二十世紀七十年代末,陷入四面楚歌的毛澤東轉而聯美抗蘇,一夜之間便與曾經不共戴天的美帝親密擁抱。這一舉措給許多國家本來已經日暮窮途的毛派組織以致命一擊。翻手為雲、覆手為雨的毛本人,居然成了毛主義的叛徒,證明毛主義本身就是一朵外表美麗、內含劇毒的罌粟花。新加坡、馬來西亞、印尼等國的左翼青年終於夢醒。對此,新加坡毛派首領、「社陣」主席李紹祖哀嘆說:「一些同志因為不同意中國目前的外交政策,很快感到心灰意冷。」而馬來西亞共產黨領導人余柱業在晚年則反思說:「馬共沒有勝利,還算是馬來西亞的幸運。萬一馬共成功,我們會看到柬埔寨的那種局面。」

當年,中共是各國毛派的鐵桿支持者。比如,程映虹在分析中共與印度毛派的關係時指出:「這樣一個血腥的暴力集團在文革時期卻被中國看作是世界革命的一個新發展。《人民日報》一九六七年七月發表社論,歡呼‘那夏里特運動’是‘印度的驚雷’。」這就是習近平力圖告別和遮掩的中共「輸出革命」的歷史的一部分。如今,中共當局冷若冰霜地宣布與各國倖存的毛派恐怖組織劃清界限。既然要承擔「大國職責」,就要像習近平所炫耀的那樣,不能再「輸出革命」了。二零零五年,中國駐印度大使孫玉璽公開表示,北京隨時準備幫助印度鎮壓其國內的反政府游擊隊,他說:「我們不清楚這些武裝組織為何盜用中國領袖毛澤東的名字;而且我們也不喜歡這樣。」孫玉璽解釋這些毛派游擊隊持有中國武器,是因為在八零年代的蘇阿戰爭中,中國曾與美國、巴基斯坦一道,給予阿富汗抵抗力量不少支援,「後來,很多武器流入黑市,然後流散四處……」如此這般,便將自己的責任推卸得一乾二淨。
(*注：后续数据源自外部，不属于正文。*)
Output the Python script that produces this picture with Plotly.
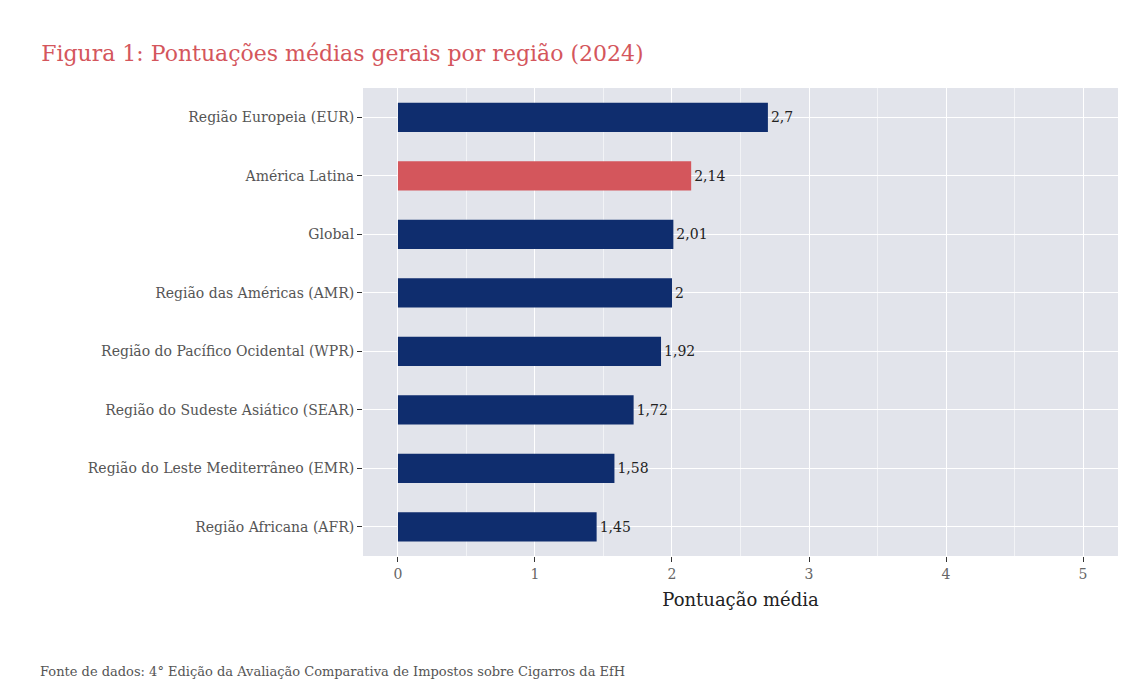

如果說今天中國國內的毛派多是紙上談兵的新老憤青,那麼經過選舉獲得政權的尼泊爾毛派則讓尼泊爾成為全球惟一公開奉行毛主義的國家。中國的毛派們有福了,在世界屋脊上終於有了一塊風水寶地繼續實驗毛的偉大思想。他們應當立即申請移民尼泊爾,與毛主席的追隨者們一同戰鬥,或者將子女送到尼泊爾去接受無產階級血與火的鍛練。然而,規定重慶中小學生必須高唱紅色歌曲的中共政治局委員薄熙來,卻將寶貝兒子薄瓜瓜送到資本主義的心臟英國去留學;自稱無產階級劇作家的張廣天,不去尼泊爾為熱愛毛主席的當地人民免費演出,偏偏拿了歐洲基金會的資助,跑到歐洲去跟資本市場共舞;《中國不高興》的作者們,大都拿著來之不易的美國的綠卡,佔盡大洋兩邊所有的好處;聲稱薩達姆在關鍵時刻進口了數萬本《毛選》的軍事評論員張召忠,自己卻不願作為志願軍到伊拉克去跟伊拉克人民併肩戰鬥,而是眼睜睜地看著薩達姆同志被活捉並被處以絞刑。中國真的沒有了繼續將毛主義撒播到五湖四海去的忠心耿耿的傳教士,所以習近平才順水推舟地作出從此不再「輸出革命」的莊嚴承諾。那麼,令人毛骨悚然的毛主義,是否從此就壽終正寢了呢?程映虹的筆墨好比瓶塞上的那個印戳,只有當中國的歷史教科書中選入程映虹著作的時候,我們才能真正對此一事實感到放心:從此以後,惡魔再也不會從瓶子裡跑出來了。